Start of GIVEN DATA

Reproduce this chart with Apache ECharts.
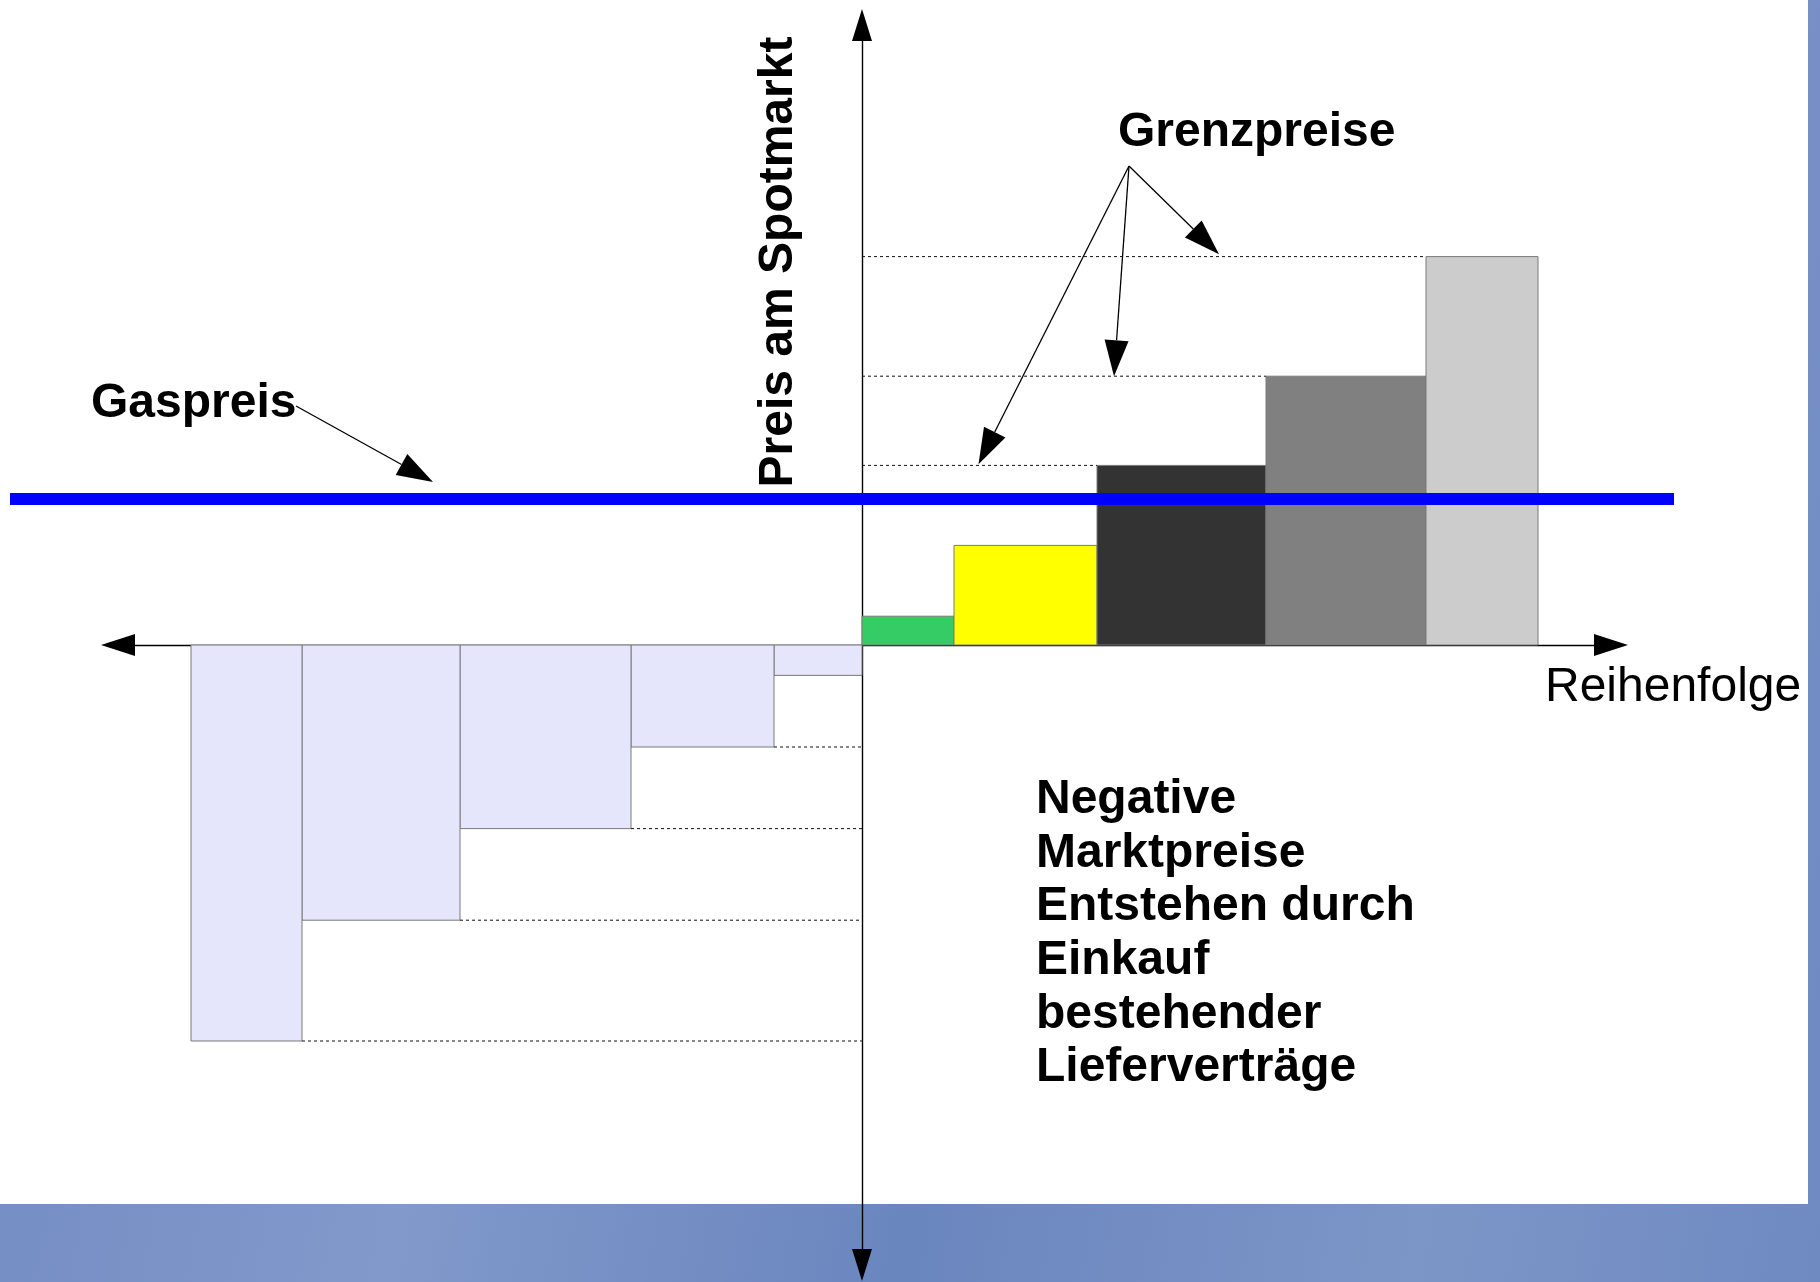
<!DOCTYPE html>
<html><head><meta charset="utf-8">
<script src="https://cdn.jsdelivr.net/npm/echarts@6/dist/echarts.min.js"></script>
<style>
html,body{margin:0;padding:0;width:1820px;height:1282px;overflow:hidden;
 background:linear-gradient(100deg,#7089c0 0%,#8199cb 30%,#6a86be 55%,#7d96c8 80%,#6e8ac1 100%);}
#panel{position:absolute;left:0;top:0;width:1808px;height:1204px;background:#ffffff;}
#c{position:absolute;left:0;top:0;width:1820px;height:1282px;}
</style></head>
<body><div id="panel"></div><div id="c"></div>
<script>
// ---- data ----
const supplyWidths   = [9.2, 14.3, 16.9, 16.0, 11.2];     // capacity blocks (merit order)
const supplyPrices   = [7.2, 24.9, 44.9, 67.2, 97.1];     // marginal prices
const contractWidths = [8.8, 14.3, 17.1, 15.8, 11.1];     // existing supply contracts (to the left)
const contractPrices = [-7.6, -25.5, -45.9, -68.8, -99.0];// negative market prices
const gasPrice = 36.5;
const gasSpan = [-85.2, 81.2];
const grenzOrigin = [26.7, 119.75];
const grenzTargets = [[11.65, 45.2], [25.2, 67.2], [35.7, 97.7]];
const gasArrowFrom = [-56.6, 59.75];
const gasArrowTo = [-42.9, 40.75];
const noteLines = ['Negative', 'Marktpreise', 'Entstehen durch', 'Einkauf', 'bestehender', 'Lieferverträge'];

// ---- styles ----
const supplyColors = ['#35cc66', '#ffff00', '#333333', '#808080', '#cccccc'];
const contractColor = '#e5e5fb';
const FONT = '"Liberation Sans", Arial, sans-serif';

// build series data from arrays
const supplyData = [];
let acc = 0;
supplyWidths.forEach((w, i) => { supplyData.push([acc, acc + w, supplyPrices[i], i]); acc += w; });
const contractData = [];
acc = 0;
contractWidths.forEach((w, i) => { contractData.push([-acc, -(acc + w), contractPrices[i], i]); acc += w; });

const guideData = [];
supplyData.forEach(d => { if (d[2] > gasPrice && d[0] > 0) guideData.push([0, d[0], d[2]]); });
contractData.forEach(d => { if (d[0] < 0) guideData.push([d[0], 0, d[2]]); });

const arrowData = grenzTargets.map(t => [grenzOrigin[0], grenzOrigin[1], t[0], t[1]]);
arrowData.push([gasArrowFrom[0], gasArrowFrom[1], gasArrowTo[0], gasArrowTo[1]]);

function barRender(colorFn) {
  return function (params, api) {
    const x0 = api.value(0), x1 = api.value(1), v = api.value(2);
    const p0 = api.coord([x0, 0]), p1 = api.coord([x1, v]);
    return {
      type: 'rect',
      shape: { x: Math.min(p0[0], p1[0]), y: Math.min(p0[1], p1[1]),
               width: Math.abs(p1[0] - p0[0]), height: Math.abs(p1[1] - p0[1]) },
      style: { fill: colorFn(api.value(3)), stroke: '#7a7a7a', lineWidth: 1 }
    };
  };
}

function textStyle(t, font, align) {
  return { text: t, font: font, fill: '#000', textAlign: align, textVerticalAlign: 'middle', align: align, verticalAlign: 'middle' };
}

const chart = echarts.init(document.getElementById('c'), null, { renderer: 'canvas' });
chart.setOption({
  backgroundColor: 'transparent',
  animation: false,
  grid: { left: 118, right: 209, top: 25, bottom: 17, containLabel: false },
  xAxis: {
    type: 'value', min: -74.4, max: 74.9,
    axisLine: { onZero: true, symbol: ['triangle', 'triangle'], symbolSize: [22, 34],
                lineStyle: { color: '#000', width: 1.4 } },
    axisTick: { show: false }, axisLabel: { show: false }, splitLine: { show: false }
  },
  yAxis: {
    type: 'value', min: -155, max: 155,
    axisLine: { show: true, onZero: true, symbol: ['triangle', 'triangle'], symbolSize: [20, 32],
                lineStyle: { color: '#000', width: 1.4 } },
    axisTick: { show: false }, axisLabel: { show: false }, splitLine: { show: false }
  },
  series: [
    { type: 'custom', name: 'contracts', z: 2, data: contractData,
      renderItem: barRender(() => contractColor) },
    { type: 'custom', name: 'supply', z: 3, data: supplyData,
      renderItem: barRender(i => supplyColors[i]) },
    { type: 'custom', name: 'guides', z: 4, data: guideData,
      renderItem: function (params, api) {
        const a = api.coord([api.value(0), api.value(2)]);
        const b = api.coord([api.value(1), api.value(2)]);
        return { type: 'line', shape: { x1: a[0], y1: a[1], x2: b[0], y2: b[1] },
                 style: { stroke: '#111', lineWidth: 1, lineDash: [3, 3] } };
      } },
    { type: 'custom', name: 'Gaspreis', z: 6, clip: false, data: [[gasSpan[0], gasSpan[1], gasPrice]],
      renderItem: function (params, api) {
        const a = api.coord([api.value(0), api.value(2)]);
        const b = api.coord([api.value(1), api.value(2)]);
        return { type: 'line', shape: { x1: a[0], y1: a[1], x2: b[0], y2: b[1] },
                 style: { stroke: '#0000ff', lineWidth: 12 } };
      } },
    { type: 'custom', name: 'arrows', z: 7, clip: false, data: arrowData,
      renderItem: function (params, api) {
        const a = api.coord([api.value(0), api.value(1)]);
        const b = api.coord([api.value(2), api.value(3)]);
        const dx = b[0] - a[0], dy = b[1] - a[1], L = Math.hypot(dx, dy);
        const ux = dx / L, uy = dy / L, hl = 36, hw = 12;
        const bx = b[0] - ux * hl, by = b[1] - uy * hl;
        return { type: 'group', children: [
          { type: 'line', shape: { x1: a[0], y1: a[1], x2: bx, y2: by },
            style: { stroke: '#000', lineWidth: 1.3 } },
          { type: 'polygon', shape: { points: [[b[0], b[1]], [bx - uy * hw, by + ux * hw], [bx + uy * hw, by - ux * hw]] },
            style: { fill: '#000' } }
        ] };
      } }
  ],
  graphic: [
    { type: 'text', x: 1118, y: 133, z: 10, style: textStyle('Grenzpreise', 'bold 48px ' + FONT, 'left') },
    { type: 'text', x: 91, y: 404, z: 10, style: textStyle('Gaspreis', 'bold 48px ' + FONT, 'left') },
    { type: 'text', x: 779, y: 262, rotation: Math.PI / 2, z: 10, style: textStyle('Preis am Spotmarkt', 'bold 48px ' + FONT, 'center') },
    { type: 'text', x: 1545, y: 688, z: 10, style: textStyle('Reihenfolge', '48px ' + FONT, 'left') }
  ].concat(noteLines.map((t, i) => ({
    type: 'text', x: 1036, y: 800 + i * 53.6, z: 10, style: textStyle(t, 'bold 48px ' + FONT, 'left')
  })))
});
</script>
</body></html>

End of GIVEN DATA

GIVEN EXERCISE =
Retype each line of the listing above word for word. Exclude the pictures.

RIGHT ANSWER =
Reproduce this chart with Apache ECharts.
<!DOCTYPE html>
<html><head><meta charset="utf-8">
<script src="https://cdn.jsdelivr.net/npm/echarts@6/dist/echarts.min.js"></script>
<style>
html,body{margin:0;padding:0;width:1820px;height:1282px;overflow:hidden;
 background:linear-gradient(100deg,#7089c0 0%,#8199cb 30%,#6a86be 55%,#7d96c8 80%,#6e8ac1 100%);}
#panel{position:absolute;left:0;top:0;width:1808px;height:1204px;background:#ffffff;}
#c{position:absolute;left:0;top:0;width:1820px;height:1282px;}
</style></head>
<body><div id="panel"></div><div id="c"></div>
<script>
// ---- data ----
const supplyWidths   = [9.2, 14.3, 16.9, 16.0, 11.2];     // capacity blocks (merit order)
const supplyPrices   = [7.2, 24.9, 44.9, 67.2, 97.1];     // marginal prices
const contractWidths = [8.8, 14.3, 17.1, 15.8, 11.1];     // existing supply contracts (to the left)
const contractPrices = [-7.6, -25.5, -45.9, -68.8, -99.0];// negative market prices
const gasPrice = 36.5;
const gasSpan = [-85.2, 81.2];
const grenzOrigin = [26.7, 119.75];
const grenzTargets = [[11.65, 45.2], [25.2, 67.2], [35.7, 97.7]];
const gasArrowFrom = [-56.6, 59.75];
const gasArrowTo = [-42.9, 40.75];
const noteLines = ['Negative', 'Marktpreise', 'Entstehen durch', 'Einkauf', 'bestehender', 'Lieferverträge'];

// ---- styles ----
const supplyColors = ['#35cc66', '#ffff00', '#333333', '#808080', '#cccccc'];
const contractColor = '#e5e5fb';
const FONT = '"Liberation Sans", Arial, sans-serif';

// build series data from arrays
const supplyData = [];
let acc = 0;
supplyWidths.forEach((w, i) => { supplyData.push([acc, acc + w, supplyPrices[i], i]); acc += w; });
const contractData = [];
acc = 0;
contractWidths.forEach((w, i) => { contractData.push([-acc, -(acc + w), contractPrices[i], i]); acc += w; });

const guideData = [];
supplyData.forEach(d => { if (d[2] > gasPrice && d[0] > 0) guideData.push([0, d[0], d[2]]); });
contractData.forEach(d => { if (d[0] < 0) guideData.push([d[0], 0, d[2]]); });

const arrowData = grenzTargets.map(t => [grenzOrigin[0], grenzOrigin[1], t[0], t[1]]);
arrowData.push([gasArrowFrom[0], gasArrowFrom[1], gasArrowTo[0], gasArrowTo[1]]);

function barRender(colorFn) {
  return function (params, api) {
    const x0 = api.value(0), x1 = api.value(1), v = api.value(2);
    const p0 = api.coord([x0, 0]), p1 = api.coord([x1, v]);
    return {
      type: 'rect',
      shape: { x: Math.min(p0[0], p1[0]), y: Math.min(p0[1], p1[1]),
               width: Math.abs(p1[0] - p0[0]), height: Math.abs(p1[1] - p0[1]) },
      style: { fill: colorFn(api.value(3)), stroke: '#7a7a7a', lineWidth: 1 }
    };
  };
}

function textStyle(t, font, align) {
  return { text: t, font: font, fill: '#000', textAlign: align, textVerticalAlign: 'middle', align: align, verticalAlign: 'middle' };
}

const chart = echarts.init(document.getElementById('c'), null, { renderer: 'canvas' });
chart.setOption({
  backgroundColor: 'transparent',
  animation: false,
  grid: { left: 118, right: 209, top: 25, bottom: 17, containLabel: false },
  xAxis: {
    type: 'value', min: -74.4, max: 74.9,
    axisLine: { onZero: true, symbol: ['triangle', 'triangle'], symbolSize: [22, 34],
                lineStyle: { color: '#000', width: 1.4 } },
    axisTick: { show: false }, axisLabel: { show: false }, splitLine: { show: false }
  },
  yAxis: {
    type: 'value', min: -155, max: 155,
    axisLine: { show: true, onZero: true, symbol: ['triangle', 'triangle'], symbolSize: [20, 32],
                lineStyle: { color: '#000', width: 1.4 } },
    axisTick: { show: false }, axisLabel: { show: false }, splitLine: { show: false }
  },
  series: [
    { type: 'custom', name: 'contracts', z: 2, data: contractData,
      renderItem: barRender(() => contractColor) },
    { type: 'custom', name: 'supply', z: 3, data: supplyData,
      renderItem: barRender(i => supplyColors[i]) },
    { type: 'custom', name: 'guides', z: 4, data: guideData,
      renderItem: function (params, api) {
        const a = api.coord([api.value(0), api.value(2)]);
        const b = api.coord([api.value(1), api.value(2)]);
        return { type: 'line', shape: { x1: a[0], y1: a[1], x2: b[0], y2: b[1] },
                 style: { stroke: '#111', lineWidth: 1, lineDash: [3, 3] } };
      } },
    { type: 'custom', name: 'Gaspreis', z: 6, clip: false, data: [[gasSpan[0], gasSpan[1], gasPrice]],
      renderItem: function (params, api) {
        const a = api.coord([api.value(0), api.value(2)]);
        const b = api.coord([api.value(1), api.value(2)]);
        return { type: 'line', shape: { x1: a[0], y1: a[1], x2: b[0], y2: b[1] },
                 style: { stroke: '#0000ff', lineWidth: 12 } };
      } },
    { type: 'custom', name: 'arrows', z: 7, clip: false, data: arrowData,
      renderItem: function (params, api) {
        const a = api.coord([api.value(0), api.value(1)]);
        const b = api.coord([api.value(2), api.value(3)]);
        const dx = b[0] - a[0], dy = b[1] - a[1], L = Math.hypot(dx, dy);
        const ux = dx / L, uy = dy / L, hl = 36, hw = 12;
        const bx = b[0] - ux * hl, by = b[1] - uy * hl;
        return { type: 'group', children: [
          { type: 'line', shape: { x1: a[0], y1: a[1], x2: bx, y2: by },
            style: { stroke: '#000', lineWidth: 1.3 } },
          { type: 'polygon', shape: { points: [[b[0], b[1]], [bx - uy * hw, by + ux * hw], [bx + uy * hw, by - ux * hw]] },
            style: { fill: '#000' } }
        ] };
      } }
  ],
  graphic: [
    { type: 'text', x: 1118, y: 133, z: 10, style: textStyle('Grenzpreise', 'bold 48px ' + FONT, 'left') },
    { type: 'text', x: 91, y: 404, z: 10, style: textStyle('Gaspreis', 'bold 48px ' + FONT, 'left') },
    { type: 'text', x: 779, y: 262, rotation: Math.PI / 2, z: 10, style: textStyle('Preis am Spotmarkt', 'bold 48px ' + FONT, 'center') },
    { type: 'text', x: 1545, y: 688, z: 10, style: textStyle('Reihenfolge', '48px ' + FONT, 'left') }
  ].concat(noteLines.map((t, i) => ({
    type: 'text', x: 1036, y: 800 + i * 53.6, z: 10, style: textStyle(t, 'bold 48px ' + FONT, 'left')
  })))
});
</script>
</body></html>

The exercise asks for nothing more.